Sunday, March 20, 2011
The Fukushima Conundrum and Mistakes from the Past
Greetings my well regarded readers, all several of you, I hope that you are in your own way contributing towards assisting the people in those areas devastated by political intransigence, current war, natural disaster and technological malfeasance. If not may I humbly suggest giving to either the International Red Cross or a similar reputable organisation if you can. For many parts of the globe it has been an exceedingly grim month and has reminded us that as humans, it really does pay to look realistically to the past as a way of preventing foreseeable errors of the future. The current meltdown at the TEPCO reactors at Fukushima is I think a prime example of ignoring past lessons, because they were perhaps too unpalatable to accept.
Here I wish to speak out about our history with nuclear power generation. Unlike some I do not claim to speak with qualifications in nuclear science or research. While I have frequently contributed information to articles about the problems of nuclear power, I speak from a position of having studied how humans, both individuals and organisations, interact with complex areas of technology.
Since then the morality, ethics and rational of nuclear warfare have been endlessly argued, from MAD (Mutually Assured Destruction) to the tactical employment of nuclear weapons on the battlefield ie ‘small’ nuclear rockets and artillery shells. Having trained for this nuclear battlefield in the Reserves some decades ago I can honestly say I’d have a better chance of survival going Over the Top at Passchendaele or the Somme. The 1960’s British film The War Game gives a very accurate and chilling view of the consequences that I was trained for in the late 1970’s. Since it is going to come up in any discussion of nuclear power I will deal with use of the nuclear bomb in the Second World War.
Technology, Mistakes and Human Nature
The promotional films of the peaceful atom in the 1950’s are now viewed as blatantly false propaganda, anyone with any doubts should check out the documentary Atomic Café on YouTube.
In all of the past nuclear reactor incidents we have had a selection of all of the above real life ‘imperfections’ as a quick example of some incidents will show.
Windscale, Sellafield Reactor
The Windscale or Sellafield disaster had at its core a very flawed design for cooling and operation of a reactor. It used air flow to maintain the reactor temperature and baffles in the chimney to trap any radioactive particles. The wiki article explains enough design, operation and engineering problems to give any person nightmares. Major nuclear contamination was only avoided by a combination of luck and bravery.
Three Mile Island
After the event operators in the control room admitted that all the switches and dials looked the same. In a crisis it was not easy to identify which was the most important readings to respond to. In fact one switch had an empty coke can over it to indicate this was a vital control. In the end an inquiry found that a contributing factor of the disaster was a single stuck valve and human error. The clean up coast was cited as one billion US dollars. Dare I say design didn’t allow for human operators, or the provision of faulty parts in a free market system?

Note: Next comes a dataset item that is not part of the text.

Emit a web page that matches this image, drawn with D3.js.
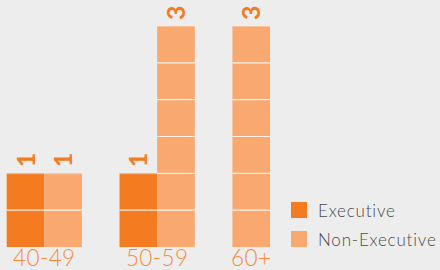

Simply put the ‘five year plan’ ideology rewarded results on paper and in physical form. The effectiveness and reliability of the finished project where ‘never’ put to question. Any significant criticism or critical review was a one way ticket to Siberia. So this reactor as many other Soviet period projects suffered from ongoing flaws from the start. This was compounded during the crisis by the kind of planning and supervision that relied upon the ideology that soviet engineers and equipment was perfect and that reporting failure or problems was a poor career choice.
Even in the face saving culture of Japan, where reporting problems and errors to those higher up in the hierarchy is a public admission of shame, as well as being socially unacceptable, Tepco is in a class of its own. The revelation a few years ago that one or more of its workers were in the habit of transporting radioactive water in a bucket, was to say the least concerning, let alone the other more serious problems that Tepco didn’t want to talk about.
Acceptable Risk and Real Maths
Only today on the BBC a professor of risk management at Cambridge has stated that we are essentially hyperventilating over a minor problem and cites a reel of statistics for radon and background radiation and the results of Hiroshima and Nagasaki to prove his point, as to the overwhelming safety of nuclear energy. All I can say to this is a very famous quote from the ninetieth century British prime minster Benjamin Disraeli ‘There are three kinds of lies: lies, damned lies, and statistics.
Reactor in an Earthquake zone? No Worries!
As an example of the effects of this ‘regulatory omission’ I believe a quick visit to the following blog would be beneficial:
The Fukushima Heroes
Currently the safety of a large enough area of Japan and its population is reliant on a very small crew of workers and volunteers. I fear they will suffer similar ‘casualties’ to those at Chernobyl. I somehow doubt that they will be comforted by the statistical improbability of their dying of radiation sickness. Or that their actions will not contribute to the overall protection of any significant proportion of the people of Japan.
This is a simple equation and no amount of supposed scientific malfeasance or management chicanery is going to change the steady tick of radioactive decay. As I said earlier it is an imperfect world, so it is the height of folly to rely upon a range of modern management and technical myths based upon an impossible perfection.
Regards from the good doctor and may all our prayers go towards those physically dealing with this real world crisis.